Dataset records>
━━━━━━━━━━━━━━━━━━━━━━━━━━━━━━
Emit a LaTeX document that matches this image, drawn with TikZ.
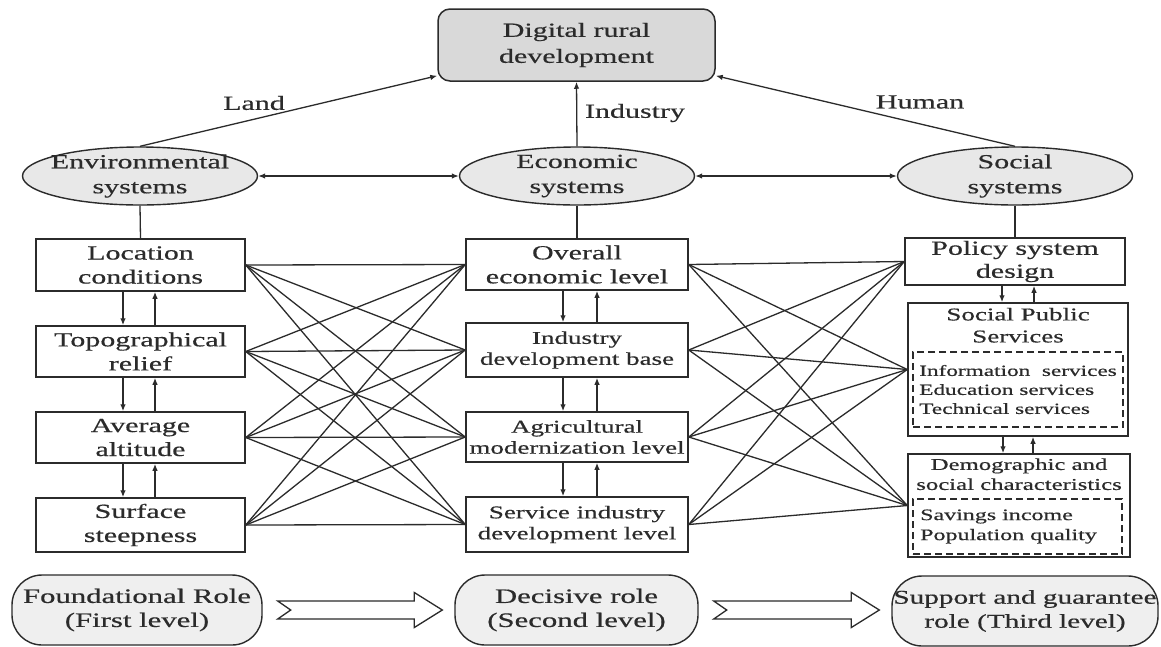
━━━━━━━━━━━━━━━━━━━━━━━━━━━━━━
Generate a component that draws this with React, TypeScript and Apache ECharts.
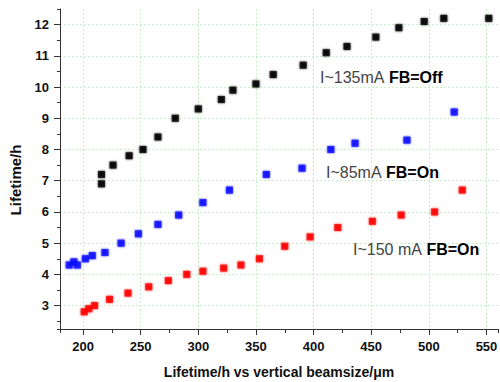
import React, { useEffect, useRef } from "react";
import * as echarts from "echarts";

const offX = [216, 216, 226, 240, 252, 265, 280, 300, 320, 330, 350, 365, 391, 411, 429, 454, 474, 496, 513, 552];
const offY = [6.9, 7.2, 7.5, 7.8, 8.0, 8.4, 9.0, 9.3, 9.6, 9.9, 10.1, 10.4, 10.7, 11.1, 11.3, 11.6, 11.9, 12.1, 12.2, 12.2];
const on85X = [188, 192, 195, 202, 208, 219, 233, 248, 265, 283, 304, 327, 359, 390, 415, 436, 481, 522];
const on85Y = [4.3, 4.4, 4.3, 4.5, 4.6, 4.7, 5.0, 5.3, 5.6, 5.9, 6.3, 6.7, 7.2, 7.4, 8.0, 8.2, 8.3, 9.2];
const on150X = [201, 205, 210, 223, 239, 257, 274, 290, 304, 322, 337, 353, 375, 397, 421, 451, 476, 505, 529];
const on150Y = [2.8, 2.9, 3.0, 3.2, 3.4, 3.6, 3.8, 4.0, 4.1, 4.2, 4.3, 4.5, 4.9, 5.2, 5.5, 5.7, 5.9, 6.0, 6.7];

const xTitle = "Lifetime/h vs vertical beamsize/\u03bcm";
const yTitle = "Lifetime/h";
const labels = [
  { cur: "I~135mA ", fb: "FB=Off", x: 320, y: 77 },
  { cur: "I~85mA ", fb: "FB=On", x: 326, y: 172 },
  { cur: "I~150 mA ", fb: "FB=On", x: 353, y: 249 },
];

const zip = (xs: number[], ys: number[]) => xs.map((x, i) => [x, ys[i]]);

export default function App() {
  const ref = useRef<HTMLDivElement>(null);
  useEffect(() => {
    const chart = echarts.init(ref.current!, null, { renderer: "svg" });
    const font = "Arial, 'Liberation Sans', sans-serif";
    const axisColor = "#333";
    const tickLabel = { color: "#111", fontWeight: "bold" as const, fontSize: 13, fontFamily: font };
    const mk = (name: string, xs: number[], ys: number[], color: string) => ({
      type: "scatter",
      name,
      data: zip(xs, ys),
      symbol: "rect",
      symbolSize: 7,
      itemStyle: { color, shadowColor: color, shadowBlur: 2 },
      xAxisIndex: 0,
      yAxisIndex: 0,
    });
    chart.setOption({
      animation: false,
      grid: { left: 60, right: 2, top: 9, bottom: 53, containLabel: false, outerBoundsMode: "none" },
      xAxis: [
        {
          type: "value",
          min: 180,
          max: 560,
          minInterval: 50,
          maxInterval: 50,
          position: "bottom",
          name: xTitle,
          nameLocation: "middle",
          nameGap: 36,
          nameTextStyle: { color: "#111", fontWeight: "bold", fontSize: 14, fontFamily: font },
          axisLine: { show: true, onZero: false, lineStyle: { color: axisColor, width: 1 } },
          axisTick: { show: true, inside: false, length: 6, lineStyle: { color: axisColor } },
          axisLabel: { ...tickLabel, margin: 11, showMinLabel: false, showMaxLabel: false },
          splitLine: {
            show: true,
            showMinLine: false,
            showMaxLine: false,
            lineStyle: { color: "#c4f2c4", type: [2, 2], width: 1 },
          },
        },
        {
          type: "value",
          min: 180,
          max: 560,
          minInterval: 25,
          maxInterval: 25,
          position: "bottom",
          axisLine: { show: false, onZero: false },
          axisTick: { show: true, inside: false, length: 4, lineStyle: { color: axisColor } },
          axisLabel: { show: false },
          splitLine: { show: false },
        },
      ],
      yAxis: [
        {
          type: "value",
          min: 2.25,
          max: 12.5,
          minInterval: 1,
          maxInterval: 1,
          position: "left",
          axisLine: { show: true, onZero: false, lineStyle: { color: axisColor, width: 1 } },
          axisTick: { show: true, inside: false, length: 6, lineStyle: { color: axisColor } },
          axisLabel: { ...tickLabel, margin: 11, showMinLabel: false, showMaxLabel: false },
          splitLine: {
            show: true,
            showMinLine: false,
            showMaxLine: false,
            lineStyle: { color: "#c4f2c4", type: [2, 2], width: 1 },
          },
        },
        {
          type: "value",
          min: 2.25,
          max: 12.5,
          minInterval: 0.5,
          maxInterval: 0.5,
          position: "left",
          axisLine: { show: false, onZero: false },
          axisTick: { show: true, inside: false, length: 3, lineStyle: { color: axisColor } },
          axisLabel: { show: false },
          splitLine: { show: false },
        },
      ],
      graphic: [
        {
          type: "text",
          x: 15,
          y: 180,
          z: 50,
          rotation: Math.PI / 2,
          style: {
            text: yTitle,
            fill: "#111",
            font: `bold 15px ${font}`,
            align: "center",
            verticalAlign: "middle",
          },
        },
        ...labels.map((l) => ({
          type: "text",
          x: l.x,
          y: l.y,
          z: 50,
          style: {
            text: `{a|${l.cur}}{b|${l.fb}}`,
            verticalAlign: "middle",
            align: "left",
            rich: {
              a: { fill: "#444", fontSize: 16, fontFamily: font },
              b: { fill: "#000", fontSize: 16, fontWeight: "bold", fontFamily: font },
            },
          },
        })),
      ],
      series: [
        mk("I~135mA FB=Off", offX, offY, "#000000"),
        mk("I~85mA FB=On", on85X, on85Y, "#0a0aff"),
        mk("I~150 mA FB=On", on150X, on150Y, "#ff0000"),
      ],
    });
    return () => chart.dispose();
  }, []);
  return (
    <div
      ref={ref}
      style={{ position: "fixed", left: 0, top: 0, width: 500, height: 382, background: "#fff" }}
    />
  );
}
━━━━━━━━━━━━━━━━━━━━━━━━━━━━━━
Using the records given above, list every line that includes the word "with".

Emit a LaTeX document that matches this image, drawn with TikZ.
Generate a component that draws this with React, TypeScript and Apache ECharts.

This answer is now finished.